‘Push The Button’: The Chemical Brothers Keep Their Finger On The Pulse
With their ‘Push The Button’ album, The Chemical Brothers moved with the times, putting their own twist on past sounds and contemporary influences.
Tom Rowlands and Ed Simons, AKA The Chemical Brothers, upped the ante when it came to the guest spots on their fifth album. Released on January 13, 2005, the Grammy-winning Push The Button started as it meant to go on, with album opener – and smash hit single – “Galvanize” featuring both the much-vaunted rapper Q-Tip (from New York’s A Tribe Called Quest) and the lyric that gave the album its title.
Listen to Push The Button on Apple Music and Spotify.
Moving with the times
The slow-building sizzler uses Moroccan chaabi music as its sample base, and has a great, krumping-filled video (that style of street dance then being a source of fascination in the media, due to the documentary Rize). “Galvanize” was later remixed by UK turntablists Scratch Perverts for the game DJ Hero 2, and was also covered by Pete Tong for his 2017 classical dance tribute collection, Ibiza Classics. (The collaboration worked out so well that Tom and Ed reunited with Q-Tip for “Go,” on 2015’s Born In The Echoes.)

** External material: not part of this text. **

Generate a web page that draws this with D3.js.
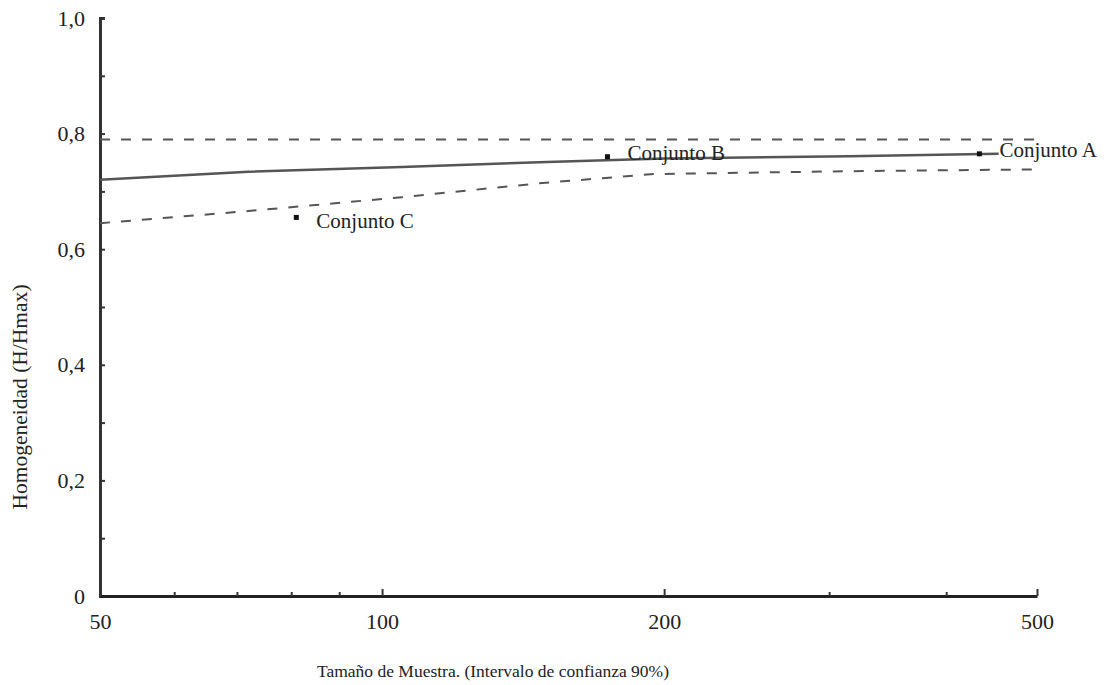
<!DOCTYPE html>
<html>
<head>
<meta charset="utf-8">
<script src="https://cdn.jsdelivr.net/npm/d3@7"></script>
<style>
  body { margin: 0; background: #fff; }
  text { font-family: "Liberation Serif", "DejaVu Serif", serif; fill: #222; }
</style>
</head>
<body>
<script>
// sample sizes (log axis) and homogeneity values
var meanN = [50, 72, 105, 150, 200, 315, 455];
var meanH = [0.720, 0.734, 0.742, 0.751, 0.757, 0.761, 0.765];
var upperN = [50, 500];
var upperH = [0.79, 0.79];
var lowerN = [50, 72, 105, 147, 195, 315, 500];
var lowerH = [0.645, 0.666, 0.690, 0.714, 0.730, 0.735, 0.738];
var setNames = ["Conjunto A", "Conjunto B", "Conjunto C"];
var setN = [434, 174, 81];
var setH = [0.765, 0.760, 0.655];
var xTickLabels = [50, 100, 200, 500];
var xMinorTicks = [60, 70, 80, 90, 300, 400];
var yTickLabels = [0, 0.2, 0.4, 0.6, 0.8, 1.0];
var yMinorTicks = [0.1, 0.3, 0.5, 0.7, 0.9];

(function() {
    var w = 1108;
    var h = 685;
    var left = 100, right = 1037, top = 18, bottom = 596;

    var svg = d3.select("body").append("svg")
        .attr("width", w)
        .attr("height", h);

    var x = d3.scaleLog().domain([50, 500]).range([left, right]);
    var y = d3.scaleLinear().domain([0, 1]).range([bottom, top]);

    var comma = function(d) { return d === 0 ? "0" : d3.format(".1f")(d).replace(".", ","); };

    // y axis, ticks pointing into the plot
    var yAxis = d3.axisLeft(y)
        .tickValues(yTickLabels.concat(yMinorTicks))
        .tickSize(-5)
        .tickPadding(15)
        .tickFormat(function(d) { return yTickLabels.indexOf(d) >= 0 ? comma(d) : ""; });
    var gy = svg.append("g")
        .attr("transform", "translate(" + left + ",0)")
        .call(yAxis);
    gy.select(".domain").attr("stroke", "#333").attr("stroke-width", 3);
    gy.selectAll(".tick line").attr("stroke", "#333").attr("stroke-width", 2);
    gy.selectAll(".tick text").attr("font-size", 22).attr("fill", "#222")
        .attr("font-family", "Liberation Serif");

    // x axis (log), ticks pointing up
    var xAxis = d3.axisBottom(x)
        .tickValues(xTickLabels.concat(xMinorTicks))
        .tickSize(0)
        .tickPadding(17)
        .tickFormat(function(d) { return xTickLabels.indexOf(d) >= 0 ? d : ""; });
    var gx = svg.append("g")
        .attr("transform", "translate(0," + bottom + ")")
        .call(xAxis);
    gx.select(".domain").attr("stroke", "#222").attr("stroke-width", 3);
    gx.selectAll(".tick line")
        .attr("stroke", "#333")
        .attr("stroke-width", 2)
        .attr("y2", function(d) { return xTickLabels.indexOf(d) >= 0 ? -7 : -4; });
    gx.selectAll(".tick text").attr("font-size", 22).attr("fill", "#222")
        .attr("font-family", "Liberation Serif");

    // curves
    var line = d3.line()
        .x(function(d) { return x(d[0]); })
        .y(function(d) { return y(d[1]); });

    var curves = [
        { n: upperN, v: upperH, dash: "10,11", sw: 2, col: "#555" },
        { n: meanN, v: meanH, dash: null, sw: 2.5, col: "#555" },
        { n: lowerN, v: lowerH, dash: "10,11", sw: 2, col: "#555" }
    ];

    svg.selectAll("path.curve")
        .data(curves)
        .enter()
        .append("path")
        .attr("class", "curve")
        .attr("fill", "none")
        .attr("stroke", function(d) { return d.col; })
        .attr("stroke-width", function(d) { return d.sw; })
        .attr("stroke-dasharray", function(d) { return d.dash; })
        .attr("d", function(d) { return line(d3.zip(d.n, d.v)); });

    // sample points and labels
    var pts = setNames.map(function(name, i) { return { name: name, n: setN[i], v: setH[i] }; });

    svg.selectAll("rect.pt")
        .data(pts)
        .enter()
        .append("rect")
        .attr("class", "pt")
        .attr("x", function(d) { return x(d.n) - 2.5; })
        .attr("y", function(d) { return y(d.v) - 2.5; })
        .attr("width", 5)
        .attr("height", 5)
        .attr("fill", "#111");

    svg.selectAll("text.lbl")
        .data(pts)
        .enter()
        .append("text")
        .attr("class", "lbl")
        .attr("x", function(d) { return x(d.n) + 20; })
        .attr("y", function(d) { return y(d.v) + (d.name === "Conjunto C" ? 3 : -4); })
        .attr("dy", "0.35em")
        .attr("font-size", 21)
        .text(function(d) { return d.name; });

    // axis titles
    svg.append("text")
        .attr("x", 493)
        .attr("y", 677)
        .attr("text-anchor", "middle")
        .attr("font-size", 17.5)
        .text("Tamaño de Muestra. (Intervalo de confianza 90%)");

    svg.append("text")
        .attr("transform", "translate(27,397) rotate(-90)")
        .attr("text-anchor", "middle")
        .attr("font-size", 21.5)
        .text("Homogeneidad (H/Hmax)");
})();
</script>
</body>
</html>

Push The Button also contains a low-slung hip-hop companion piece to “Galvanize,” “Left Right,” which features the Mos Def collaborator Anwar Superstar. On “The Boxer,” the Chems pulled in Tim Burgess, from Manchester indie act The Charlatans. The sometime Manchester-dwelling duo had a long relationship with Burgess’ band, having first worked with them on some remixes back in 1995, as well as featuring Burgess on their early single “Life Is Sweet” (from their debut album, Exit Planet Dust).

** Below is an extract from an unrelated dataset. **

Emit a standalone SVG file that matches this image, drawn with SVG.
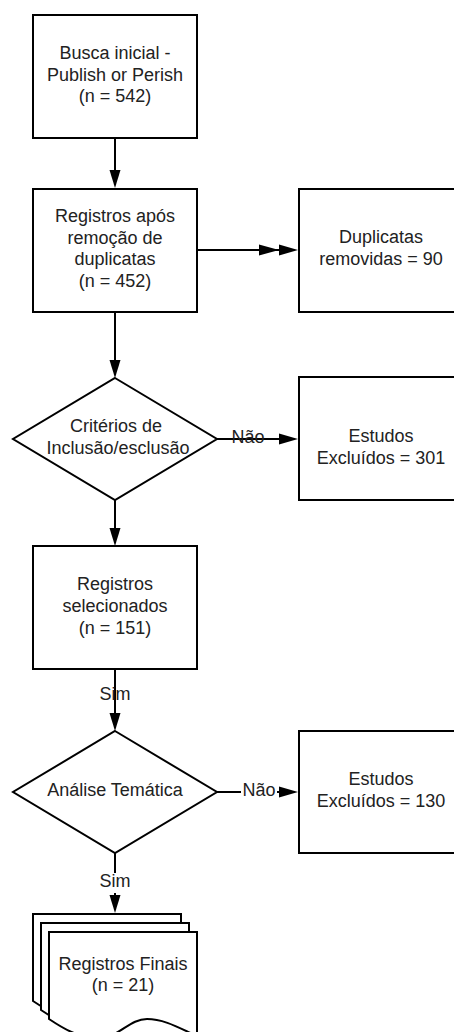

Moving with the times, the rave-tinged “The Boxer,” as psychedelic as all the duo’s Charlatans collaborations, received a highly-praised remix from indie-dance specialists DFA. The latter continued dance music’s tradition of crossover mixes (which had been greatly helped on its way by the Chems themselves, in the mid-90s), taking things back to the era of New York’s Paradise Garage for their massively extended, ticking, tinkling, boogieing workout.
Putting their own twist on past sounds
The guttural “Believe” is built around the refrain “I needed to believe in something” – a phrase that neatly sums up the acid house years that birthed the Chems’ career. Bloc Party’s Kele Okereke was on hand for vocal duties, but the song’s true lift came from its award-winning video, centered around an out-of-control assembly robot run amok. Another indie-dance legend, Erol Alkan, provided a suitably gritty single re-rub.

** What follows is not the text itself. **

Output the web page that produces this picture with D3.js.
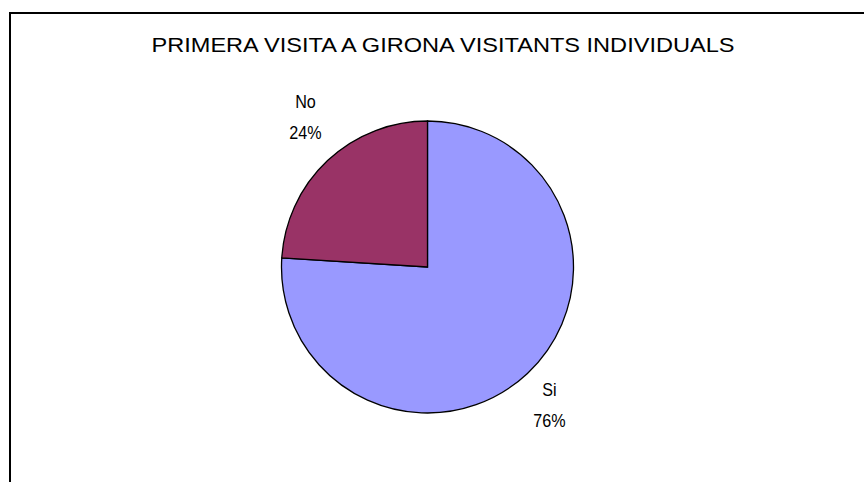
<!DOCTYPE html>
<html><head><meta charset="utf-8">
<script src="https://cdn.jsdelivr.net/npm/d3@7"></script>
<style>html,body{margin:0;padding:0;background:#fff;}svg{display:block;}</style>
</head><body>
<svg id="c" width="864" height="482"></svg>
<script>
const title = "PRIMERA VISITA A GIRONA VISITANTS INDIVIDUALS";
const categories = ["Si", "No"];
const values = [76, 24];
const colors = ["#9999FF", "#993366"];

const FONT = "Liberation Sans, Arial, sans-serif";
const svg = d3.select("#c");
svg.append("rect").attr("x", 10).attr("y", 13).attr("width", 900).attr("height", 600)
  .attr("fill", "#fff").attr("stroke", "#000").attr("stroke-width", 2);

svg.append("text").attr("x", 443).attr("y", 52).attr("text-anchor", "middle")
  .attr("font-family", FONT).attr("font-size", 19.5)
  .attr("textLength", 583).attr("lengthAdjust", "spacingAndGlyphs")
  .text(title);

const cx = 427.5, cy = 267, r = 146;
const data = categories.map((c, i) => ({cat: c, value: values[i], color: colors[i]}));
const pie = d3.pie().value(d => d.value).sort(null);
const arc = d3.arc().innerRadius(0).outerRadius(r);
const g = svg.append("g").attr("transform", `translate(${cx},${cy})`);
const arcs = pie(data);
g.selectAll("path").data(arcs).join("path")
  .attr("d", arc).attr("fill", d => d.data.color)
  .attr("stroke", "#000").attr("stroke-width", 1.3);

const labelR = 189, angShift = 3 * Math.PI / 180;
const total = d3.sum(values);
function narrow(sel) {
  sel.each(function() {
    const w = this.getComputedTextLength();
    d3.select(this).attr("textLength", w * 0.85).attr("lengthAdjust", "spacingAndGlyphs");
  });
}
arcs.forEach(d => {
  const a = (d.startAngle + d.endAngle) / 2 + angShift;
  const x = labelR * Math.sin(a), y = -labelR * Math.cos(a);
  const t1 = g.append("text").attr("text-anchor", "middle")
    .attr("font-family", FONT).attr("font-size", 19)
    .attr("x", x).attr("y", y - 15).text(d.data.cat);
  const t2 = g.append("text").attr("text-anchor", "middle")
    .attr("font-family", FONT).attr("font-size", 19)
    .attr("x", x).attr("y", y + 16).text(Math.round(d.data.value / total * 100) + "%");
  narrow(t1); narrow(t2);
});
</script>
</body></html>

The blurry, yet propulsive and percussive “Hold Tight London,” with vocals from the much in-demand American singer Anna-Lynne Williams (AKA Lotte Kestner), then offers something of an underrated highlight, with 80s dub effects and Williams’ soothing voice skimming across the city’s horizon, before things amp up psychedelically again.
“Come Inside” and the wiggly “The Big Jump” are influenced by punk-funk, tapping into the cowbell-heavy style (an influence on the Brothers in their early days) that was back in fashion at the time. As opposed to the bands who just rehashed the past, however, Rowlands and Simon put their own twist on it, recalling some of their 90s work. “Close Your Eyes,” conversely, is fronted by the dreamy, Heavenly-signed indie group The Magic Numbers (then in the charts with “Love Me Like You”), who only required gentle touches from the dynamic duo to underscore their crestfallen piece while ensuring that all guitar angles are covered on the album.
Pushing on once more
“Shake Break Bounce” scoots along on a Latin guitar lick and beefed-up dancehall reggae rhythm section, before the festival hoedown “Marvo Ging” cuts in, recalling the mid-90s’ world fusion scene and such irresistible hits as The Grid’s “Swamp Thing,” with a hint of Lemon Jelly in the mix. Push The Button closes with the giddy, uplifting “Surface To Air,” an anthemic Chems piece in the mold of “Star Guitar.”
At a time when The Chemical Brothers could have rested on their laurels, Push The Button found them pushing on once more, continuing to scoop up contemporary influences and throw them into the pot – with explosive results.